Majelis Wali Amanat Unsur Mahasiswa (MWA UM) UGM mengadakan musyawarah mengenai penetapan mekanisme pemilihan rektor di tingkat mahasiswa pada Rabu (24-2). Musyawarah ini diselenggarakan secara bauran di Balai Senat UGM dan disiarkan melalui kanal YouTube MWA UM UGM. Perwakilan Badan Eksekutif Mahasiswa Keluarga Mahasiswa (BEM KM) UGM, ketua lembaga kemahasiswaan tingkat fakultas dan sekolah, serta Ketua Forum Komunikasi UKM UGM hadir dalam musyawarah ini.
Selaku MWA UM UGM, Ade Agoes Kevin Dwi Kesuma Parta menjelaskan peran MWA UGM dalam Pemilihan Rektor UGM. Menurutnya, berdasarkan Pasal 25 Peraturan Pemerintah Republik Indonesia Nomor 67 Tahun 2013 tentang Statuta Universitas Gadjah Mada, MWA adalah satu dari tiga organ UGM bersama Rektor dan Senat Akademik. Sesuai dengan kewenangannya dalam Pasal 26 Ayat (1) C untuk mengangkat dan memberhentikan rektor, MWA UGM menjadi bagian dari Panitia Kerja (Panja) Seleksi Calon Rektor dan Pemilihan Rektor UGM Periode 2022–2027. “Mahasiswa dapat berpartisipasi dengan memberi masukan terhadap proses pemilihan rektor melalui platform yang telah disediakan oleh Panja,” ujar Kevin.
Dalam menuntut keterlibatan mahasiswa pada pemilihan rektor, Gaby selaku anggota Tim Kajian MWA UM UGM mengusulkan empat opsi kebijakan.

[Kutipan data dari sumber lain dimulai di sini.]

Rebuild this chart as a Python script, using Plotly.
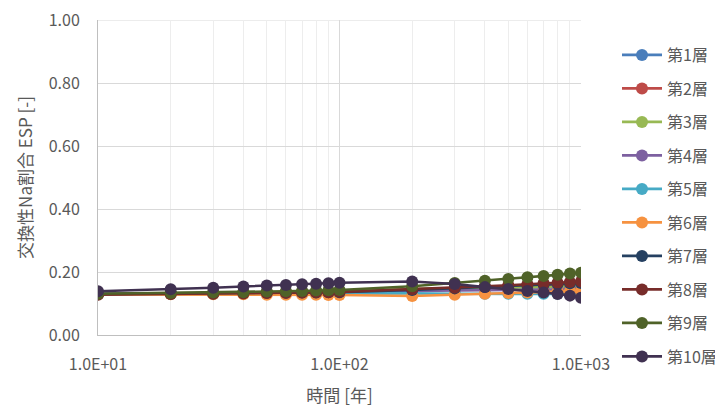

Pertama, pemilihan rektor diadakan secara serentak khusus dengan mengadaptasi sistem Pemilihan Mahasiswa (Pemilwa). Kedua, dengan skema electoral college yakni tiap-tiap fakultas dan sekolah di UGM melakukan diskusi yang menghasilkan nama calon rektor, kemudian calon rektor tersebutlah yang diusung dalam pemilihan rektor. Ketiga, mengadopsi Pemilu Paripurna yang melibatkan seluruh sivitas akademika ditambah Tenaga Pendidik dan Tenaga Administrasi. Adapun, terakhir adalah melalui sistem musyawarah-mufakat. “Setelah melakukan analisis biaya dan manfaat, kami merekomendasikan untuk mengadopsi forum kelembagaan electoral college guna menjamin suara mahasiswa dapat terakomodasi dengan baik,” ujarnya.Â
Lebih lanjut, Gaby menjelaskan bahwa forum kelembagaan electoral college berlangsung dalam dua tahapan, yakni tahapan fakultas dan tahapan universitas. Pada tahap pertama, masing-masing fakultas melakukan musyawarahnya sendiri yang menghasilkan calon yang diusulkan. Kemudian dilanjut pada tingkat universitas yakni para ketua lembaga melakukan voting dengan membawa suara konstituennya masing-masing. “Yang akan memegang hak suara dalam electoral college ada 18 fakultas, 1 sekolah vokasi, 1 sekolah pascasarjana, dan 1 dari Forkom UGM,” sambungnya.
Setelah mendengar pemaparan oleh Tim Kajian MWA UM UGM, Rendy Manggala Putra selaku perwakilan BEM KM UGM menyatakan setuju atas mekanisme pemilihan rektor dengan sistem electoral college. Sebab, menurutnya ini merupakan mekanisme yang paling mungkin dilakukan saat ini. “Hal ini berkaitan dengan perjalanan lima tahun ke depan. Oleh karena itu, sistem pemilihan ini penting untuk diadopsi,” ungkapnya. Lebih lanjut, Rendy berpendapat bahwa sistem electoral college memiliki kemudahan birokrasi, alur, dan transparansi.
Sementara itu, Renova Zidane selaku Pimpinan Dema Fisipol berpendapat bahwa sistem electoral college ini dapat menimbulkan ketimpangan antar-setiap fakultas dan sekolah karena tidak adanya parameter pada proses pemilihan, mekanisme, dan substansi lainnya. “Misal, di Fisipol musyawarah dilakukan dengan melibatkan mahasiswa, belum tentu fakultas lain juga demikian,” ujarnya. Menurut Reno, ketimpangan itu menyebabkan kualitas luaran yang didapat dari tiap fakultas dan sekolah menjadi berbeda.